We further mention that McFarlands' assert, based on SDCL 43-3-10,[7] that because Frances and Harvey were specifically identified in paragraph seven, and thus had an immediate right of possession in the property, it follows that their remainder interests were vested. However, this statute characterizes the person in being's right as either "defeasible" or "indefeasible." Thus, even if we considered this to be the case here, the result would not be altered. At most, Frances' interest would have been vested subject to divestment. Therefore, in view of Frances and Harvey's deaths before the life tenant, their interests would then have been divested and would thereupon have passed by substitution under the will to their heirs, unhampered by the erroneous conveyances. Wyman, 10 A.2d at 196. See also: Delaware County Trust Co., and In Re Evans' Will, supra.

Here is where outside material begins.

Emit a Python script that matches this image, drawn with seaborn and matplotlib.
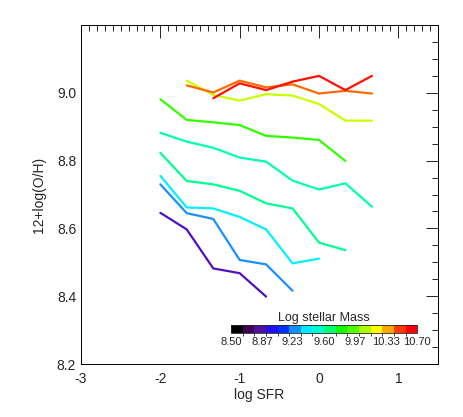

II WHETHER ROWETTS CLAIMS ARE BARRED BY MARKETABLE RECORD TITLE AND THE PRINCIPLE OF EQUITABLE ESTOPPEL?

It is insisted that the Rowetts are estopped by marketable record title from asserting their claim to the "home place."

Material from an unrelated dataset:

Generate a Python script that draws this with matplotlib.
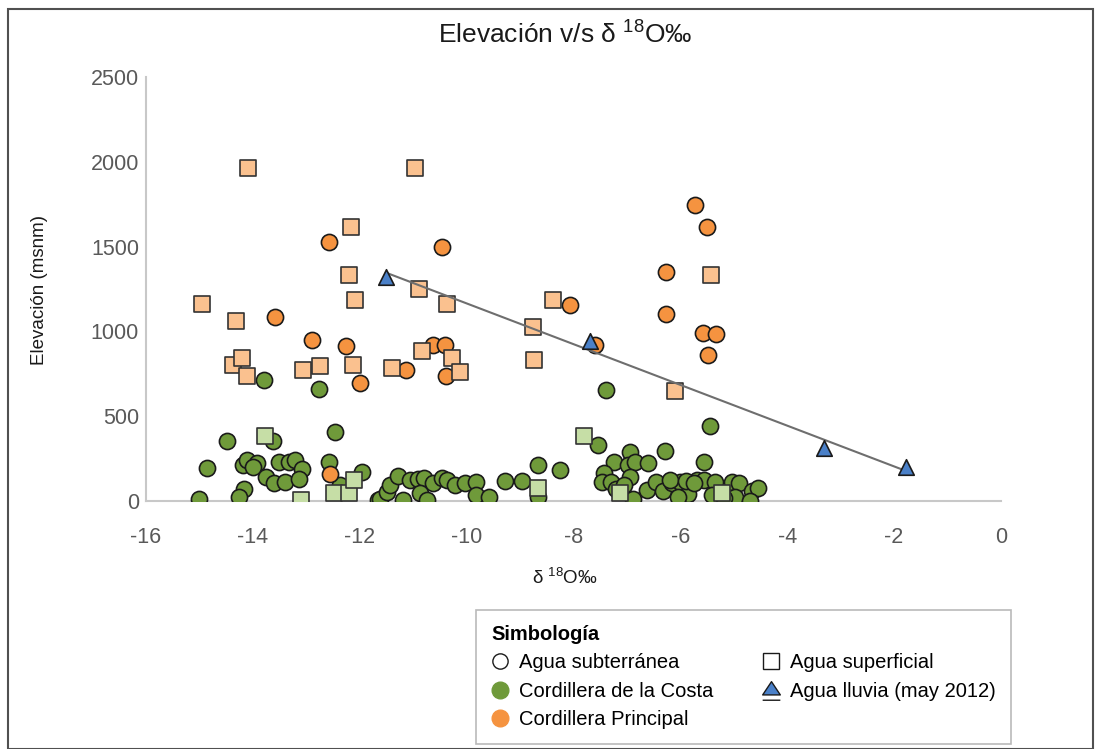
import numpy as np
import matplotlib
matplotlib.use("Agg")
import matplotlib.pyplot as plt
from matplotlib.lines import Line2D
from matplotlib.patches import Rectangle
from matplotlib.path import Path

plt.rcParams['font.family'] = ['Liberation Sans', 'DejaVu Sans']
plt.rcParams['mathtext.fontset'] = 'custom'
plt.rcParams['mathtext.rm'] = 'Liberation Sans'
plt.rcParams['mathtext.default'] = 'regular'

# ---------------- data ----------------
# Cordillera de la Costa - agua subterránea (green circles)
costa_sub_x = [-14.49, -14.85, -15.0, -13.63, -14.18, -14.11, -13.93, -13.99, -14.16, -14.26,
               -13.52, -13.33, -13.21, -13.08, -13.75, -13.61, -13.40, -13.13, -12.47, -12.58,
               -12.37, -11.96, -11.65, -13.79, -12.76,
               -11.62, -11.49, -11.44, -11.28, -11.20, -11.06, -10.91, -10.79, -10.62, -10.88,
               -10.74, -10.46, -10.37, -10.21, -10.03, -9.82, -9.82, -9.59, -9.28, -8.97,
               -8.67, -8.67, -8.26,
               -7.55, -5.44, -6.29, -5.56, -6.95, -7.25, -6.98, -6.85, -6.60, -7.43,
               -7.47, -7.30, -6.95, -6.88, -6.63, -6.45, -6.32, -6.16, -6.01, -5.85,
               -6.04, -5.69, -5.56, -5.35, -5.04, -4.91, -4.66, -4.54, -5.23, -4.98,
               -4.70, -5.41, -5.19, -7.20, -7.05, -6.20, -5.90, -5.75, -7.39]
costa_sub_y = [356, 193, 10, 356, 213, 242, 226, 203, 69, 22,
               232, 229, 242, 187, 140, 108, 114, 128, 406, 232,
               95, 173, 6, 711, 662,
               10, 55, 95, 148, 6, 124, 128, 134, 105, 45,
               6, 134, 124, 95, 105, 114, 35, 25, 120, 120,
               213, 25, 183,
               331, 443, 297, 232, 291, 232, 213, 232, 226, 164,
               114, 114, 144, 10, 65, 114, 61, 108, 114, 41,
               25, 124, 124, 114, 114, 105, 61, 75, 6, 22,
               2, 35, 16, 70, 95, 125, 120, 105, 652]

# Cordillera Principal - agua subterránea (orange circles)
princ_sub_x = [-12.58, -10.46, -13.58, -12.90, -12.25, -11.99, -11.14, -10.63, -10.40, -10.38,
               -12.55, -5.72, -5.51, -6.26, -8.06, -6.26, -5.57, -5.33, -7.60, -5.49]
princ_sub_y = [1529, 1499, 1083, 952, 916, 695, 774, 922, 922, 739,
               160, 1743, 1618, 1349, 1158, 1105, 991, 987, 922, 862]

# Cordillera Principal - agua superficial (light orange squares)
princ_sup_x = [-14.10, -10.96, -12.17, -12.21, -10.90, -12.09, -10.36, -14.95, -14.32, -14.38,
               -14.21, -14.11, -13.06, -12.74, -12.12, -11.39, -10.84, -10.28, -10.12, -8.75,
               -8.38, -8.74, -5.43, -6.10]
princ_sup_y = [1962, 1962, 1618, 1330, 1251, 1188, 1164, 1164, 1064, 804,
               843, 739, 770, 798, 800, 784, 882, 843, 758, 1024,
               1188, 833, 1330, 646]

# Cordillera de la Costa - agua superficial (light green squares)
costa_sup_x = [-13.78, -13.10, -12.48, -12.21, -12.10, -8.67, -7.81, -7.13, -5.23]
costa_sup_y = [386, 6, 49, 45, 124, 75, 384, 45, 45]

# Agua lluvia (may 2012)
lluvia_x = [-11.51, -7.70, -3.31, -1.78]
lluvia_y = [1322, 942, 311, 199]

x_ticks = [-16, -14, -12, -10, -8, -6, -4, -2, 0]
y_ticks = [0, 500, 1000, 1500, 2000, 2500]

# ---------------- style ----------------
c_green = '#6f9a3a'
c_orange = '#f59340'
c_lorange = '#fac18f'
c_lgreen = '#c6dea6'
c_blue = '#4a80c8'

W, H = 1098, 749
fig = plt.figure(figsize=(W / 100, H / 100), dpi=100)
ax = fig.add_axes([146 / W, 1 - 501 / H, 855 / W, 424 / H])

ms_c = 135
ms_s = 118
ew = 1.2
ax.scatter(costa_sub_x, costa_sub_y, s=ms_c, marker='o', facecolor=c_green,
           edgecolor='#1a1a1a', linewidth=ew, zorder=3)
ax.scatter(princ_sub_x, princ_sub_y, s=ms_c, marker='o', facecolor=c_orange,
           edgecolor='#1a1a1a', linewidth=ew, zorder=4)
ax.scatter(costa_sup_x, costa_sup_y, s=ms_s, marker='s', facecolor=c_lgreen,
           edgecolor='#333333', linewidth=ew, zorder=5)
ax.scatter(princ_sup_x, princ_sup_y, s=ms_s, marker='s', facecolor=c_lorange,
           edgecolor='#333333', linewidth=ew, zorder=5)

# linear trend line for rain samples
coef = np.polyfit(lluvia_x, lluvia_y, 1)
tx = np.array([min(lluvia_x), max(lluvia_x)])
ax.plot(tx, np.polyval(coef, tx), color='#6e6e6e', lw=1.5, zorder=6)
ax.scatter(lluvia_x, lluvia_y, s=125, marker='^', facecolor=c_blue,
           edgecolor='#1a1a1a', linewidth=ew, zorder=7)

ax.set_xlim(-16, 0)
ax.set_ylim(0, 2500)
ax.set_xticks(x_ticks)
ax.set_yticks(y_ticks)
ax.set_xticklabels([str(v) for v in x_ticks])
ax.set_yticklabels([str(v) for v in y_ticks])
ax.tick_params(length=0, labelsize=15.5, labelcolor='#595959')
ax.tick_params(axis='x', pad=19)
ax.tick_params(axis='y', pad=5)
for s in ['top', 'right']:
    ax.spines[s].set_visible(False)
for s in ['left', 'bottom']:
    ax.spines[s].set_color('#c8c8c8')
    ax.spines[s].set_linewidth(1.5)

fig.text(565 / W, 1 - 35 / H, 'Elevación v/s δ $^{18}$O‰', fontsize=19,
         ha='center', va='center', color='#1a1a1a')
fig.text(565 / W, 1 - 578 / H, 'δ $^{18}$O‰', fontsize=13.5,
         ha='center', va='center', color='#1a1a1a')
fig.text(40 / W, 1 - 290 / H, 'Elevación (msnm)', fontsize=13.5, rotation=90,
         ha='center', va='center', color='#1a1a1a')

# figure frame
fig.patches.append(Rectangle((8 / W, 0), 1085 / W, 1 - 9 / H, transform=fig.transFigure,
                             fill=False, edgecolor='#505050', lw=1.5))

# legend
tri_under = Path([(0, 1), (-1, -0.5), (1, -0.5), (0, 1), (-1, -1.1), (1, -1.1)],
                 [Path.MOVETO, Path.LINETO, Path.LINETO, Path.CLOSEPOLY, Path.MOVETO, Path.LINETO])
handles = [
    Line2D([], [], ls='none', marker='o', markersize=11, markerfacecolor='white',
           markeredgecolor='#1a1a1a', markeredgewidth=1.0),
    Line2D([], [], ls='none', marker='o', markersize=12, markerfacecolor=c_green,
           markeredgecolor=c_green),
    Line2D([], [], ls='none', marker='o', markersize=12, markerfacecolor=c_orange,
           markeredgecolor=c_orange),
    Line2D([], [], ls='none', marker='s', markersize=11, markerfacecolor='white',
           markeredgecolor='#1a1a1a', markeredgewidth=1.0),
    Line2D([], [], ls='none', marker=tri_under, markersize=14, markerfacecolor=c_blue,
           markeredgecolor='#1a1a1a', markeredgewidth=1.0),
]
labels = ['Agua subterránea', 'Cordillera de la Costa', 'Cordillera Principal',
          'Agua superficial', 'Agua lluvia (may 2012)']
leg = fig.legend(handles, labels, ncol=2, loc='upper left',
                 bbox_to_anchor=(476 / W, 1 - 610 / H, 535 / W, 0), mode='expand',
                 borderaxespad=0, fontsize=14.5, title='Simbología',
                 title_fontproperties={'weight': 'bold', 'size': 14.5},
                 alignment='left', frameon=True, fancybox=False, edgecolor='#a8a8a8',
                 handlelength=0.9, handletextpad=0.5, columnspacing=2.0,
                 labelspacing=0.46, borderpad=0.75)
leg.get_frame().set_linewidth(1.2)

fig.savefig('out.png', dpi=100)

In addition to McFarland's claim that paragraph seven of Hanks' will was ambiguous and therefore the presumption of vesting applied, they also raised the defenses of marketable record title pursuant to SDCL Ch. 43-30, and equitable estoppel.

The trial court's decision encompassed only the ambiguity claim and held that Hanks' will was ambiguous, thus invoking the presumption of vesting, thereby vesting the remainder interest in the "home place" in Harvey Hanks and Frances Rowett as of the death of their father, Ewell Hanks. The trial court having so decided, did not reach nor rule on McFarland's claims under the Marketable Title Act, nor equitable estoppel.

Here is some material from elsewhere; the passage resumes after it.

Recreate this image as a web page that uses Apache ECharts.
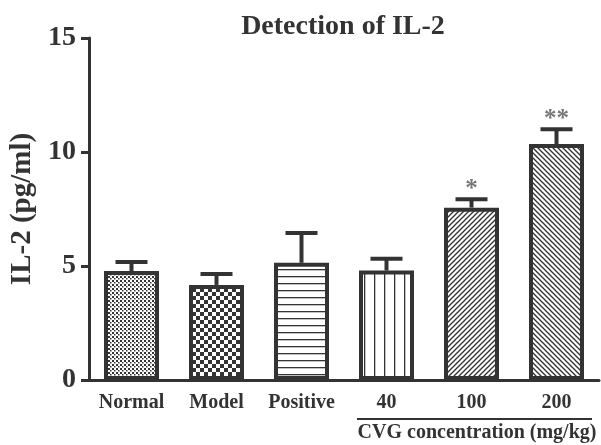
<!DOCTYPE html>
<html>
<head>
<meta charset="utf-8">
<script src="https://cdn.jsdelivr.net/npm/echarts@6/dist/echarts.min.js"></script>
<style>
html,body{margin:0;padding:0;background:#fff;}
#chart{width:601px;height:445px;}
</style>
</head>
<body>
<div id="chart"></div>
<script>
// ---- data ----
const categories = ['Normal', 'Model', 'Positive', '40', '100', '200'];
const means = [4.78, 4.17, 5.14, 4.80, 7.56, 10.35];
const errors = [0.40, 0.48, 1.31, 0.52, 0.37, 0.65];
const significance = ['', '', '', '', '*', '**'];
const yTicks = [0, 5, 10, 15];

const FONT = '"Liberation Serif", "Times New Roman", serif';
const INK = '#333333';

function tile(w, h, draw) {
  const c = document.createElement('canvas');
  c.width = w; c.height = h;
  const g = c.getContext('2d');
  g.fillStyle = '#ffffff';
  g.fillRect(0, 0, w, h);
  g.fillStyle = INK; g.strokeStyle = INK;
  draw(g, w, h);
  return c;
}
const patterns = [
  // fine dots
  tile(4, 4, (g) => { g.fillRect(0, 0, 2, 2); g.fillRect(2, 2, 1.5, 1.5); }),
  // checkerboard
  tile(8, 8, (g) => { g.fillRect(0, 0, 4, 4); g.fillRect(4, 4, 4, 4); }),
  // horizontal lines
  tile(8, 7, (g) => { g.fillRect(0, 3, 8, 1.3); }),
  // vertical lines
  tile(10, 8, (g) => { g.fillRect(4, 0, 1.3, 8); }),
  // diagonal /
  tile(5, 5, (g, p) => {
    g.lineWidth = 1.3;
    [0, p, 2 * p].forEach(c => { g.beginPath(); g.moveTo(c + 1, -1); g.lineTo(c - p - 1, p + 1); g.stroke(); });
  }),
  // diagonal \
  tile(5, 5, (g, p) => {
    g.lineWidth = 1.3;
    [-p, 0, p].forEach(c => { g.beginPath(); g.moveTo(c - 1, -1); g.lineTo(c + p + 1, p + 1); g.stroke(); });
  })
];

const chart = echarts.init(document.getElementById('chart'), null, { renderer: 'canvas' });

const option = {
  animation: false,
  backgroundColor: '#ffffff',
  grid: { left: 89, right: 2, top: 38, bottom: 65, containLabel: false },
  xAxis: {
    type: 'category',
    data: categories,
    axisLine: { lineStyle: { color: INK, width: 3 } },
    axisTick: { alignWithLabel: true, length: 8, lineStyle: { color: INK, width: 2.5 } },
    axisLabel: { color: INK, fontFamily: FONT, fontWeight: 'bold', fontSize: 20, margin: 13, interval: 0 }
  },
  yAxis: {
    type: 'value',
    min: yTicks[0], max: yTicks[yTicks.length - 1], interval: 5,
    name: 'IL-2 (pg/ml)',
    nameLocation: 'middle',
    nameRotate: 90,
    nameGap: 45,
    nameTextStyle: { color: INK, fontFamily: FONT, fontWeight: 'bold', fontSize: 29 },
    axisLine: { show: true, lineStyle: { color: INK, width: 3 } },
    axisTick: { show: true, length: 8, lineStyle: { color: INK, width: 3 } },
    splitLine: { show: false },
    axisLabel: { color: INK, fontFamily: FONT, fontWeight: 'bold', fontSize: 28, margin: 13 }
  },
  graphic: [
    { type: 'text', x: 343, y: 27,
      style: { text: 'Detection of IL-2', textAlign: 'center', textVerticalAlign: 'middle',
        font: 'bold 28px ' + FONT, fill: INK } },
    { type: 'line', shape: { x1: 357, y1: 419, x2: 592, y2: 419 }, style: { stroke: INK, lineWidth: 2 } },
    { type: 'text', x: 477, y: 433,
      style: { text: 'CVG concentration (mg/kg)', textAlign: 'center', textVerticalAlign: 'middle',
        font: 'bold 20px ' + FONT, fill: INK } }
  ],
  series: [
    {
      type: 'bar',
      barWidth: 55,
      data: means.map((v, i) => ({
        value: v,
        itemStyle: { color: { image: patterns[i], repeat: 'repeat' }, borderColor: INK, borderWidth: 4 }
      })),
      z: 2
    },
    {
      type: 'custom',
      z: 3,
      data: means.map((v, i) => [i, v, errors[i]]),
      renderItem: function (params, api) {
        const i = params.dataIndex;
        const x = api.value(0), v = api.value(1), e = api.value(2);
        const base = api.coord([x, v]);
        const top = api.coord([x, v + e]);
        const half = 16;
        const children = [
          { type: 'line', shape: { x1: base[0], y1: base[1], x2: top[0], y2: top[1] },
            style: { stroke: INK, lineWidth: 4 } },
          { type: 'line', shape: { x1: top[0] - half, y1: top[1], x2: top[0] + half, y2: top[1] },
            style: { stroke: INK, lineWidth: 4 } }
        ];
        if (significance[i]) {
          children.push({ type: 'text', x: top[0], y: top[1] + 3,
            style: { text: significance[i], textAlign: 'center', textVerticalAlign: 'bottom',
              font: 'bold 25px ' + FONT, fill: '#777777' } });
        }
        return { type: 'group', children: children };
      }
    }
  ]
};
chart.setOption(option);
</script>
</body>
</html>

Although McFarlands raised both the marketable record title and equitable estoppel issues before the circuit court,[8] they have not complied with the notice of review requirements set forth in SDCL 15-26A-22.[9] Noncompliance with this statute's requirements for notice of review results in a waiver of the issues, and this court will not consider them. Gratzfeld v. Bomgaars Supply, 391 N.W.2d 200, 202 (S.D.1986). See also: State v. Holland, 346 N.W.2d 302, 306 (S.D.1984); Application of Northwestern Bell Telephone *309 Company, 326 N.W.2d 100, 104 (S.D.1982). In light of our reversal of the trial court on the only issue decided by it, and considering the equities involved in this case as well as the Rowetts' failure to assert their claim in a more timely fashion, we remand to the circuit court for trial upon the issues of marketable record title and equitable estoppel.

All the Justices concur.

SABERS, J., not having been a member of the court at the time this action was submitted to the court, did not participate.

NOTES

[1] We consider this inconsistency immaterial to the disposition of this case. We note, however, that a final decree of distribution controls the will even if it is erroneous, so long as the decree was rendered with due process. Miller v. Thode, 372 N.W.2d 459, 462 (S.D.1985).

[2] For the sake of brevity, the respective appellees: David A. McFarland, Gregor B. McFarland, Delores M. McFarland, Kenneth D. Snyder, E. Dean Snyder, and Kay E. Snyder, shall be collectively referred to as "McFarlands."

[3] No party to this proceeding is making claim to the one-half interest of Harvey Hanks.

[4] See this case for a concise history, review, and critique of the rule, to-wit: "Many of the reasons which generated the favoritism [toward the presumption of early vesting] have long been nonexistent. It is no longer an important rule of construction, and should not be." Henkel, 39 N.W.2d at 654-655.

[5] Our comparable statute is codified at SDCL 29-5-13. See also: SDCL 29-5-14: "The term `heirs,' or other words of inheritance, are not requisite to devise a fee, ..." Predecessors of both of these statutes were in effect when Hanks' will was drawn.

[6] As noted supra, Hanks explicitly stated that Lena Hanks' life use of the "home place" was "without power of sale." He similarly designated her life use of the Sturgis home in paragraph eight. Therefore, we would also hold Lena Hanks' quit claim deed for the "home place" to McFarlands as void ab initio.

[7] SDCL 43-3-10 provides:

Vested future interest defined. A future interest is vested when there is a person in being who would have a right, defeasible or indefeasible, to the immediate possession of the property, upon the ceasing of the intermediate or precedent interest.

[8] See: Snyder's Memorandum of Law in Support of Motion for Summary Judgment, Settled Record at 280-316, and McFarland's Memorandum of Law in Support of Motion for Summary Judgment, Settled Record at 332-351.

[9] SDCL 15-26A-22 provides:

Appellee's right to obtain review. An appellee may obtain review of a judgment or order entered in the same action which may adversely affect him by filing a notice of review with the clerk of the Supreme Court within twenty days after the service of the notice of appeal. The clerk of the Supreme Court shall not accept for filing such notice of review unless accompanied by proof of service of such notice on all other parties. The notice of review shall specify the judgment or order to be reviewed.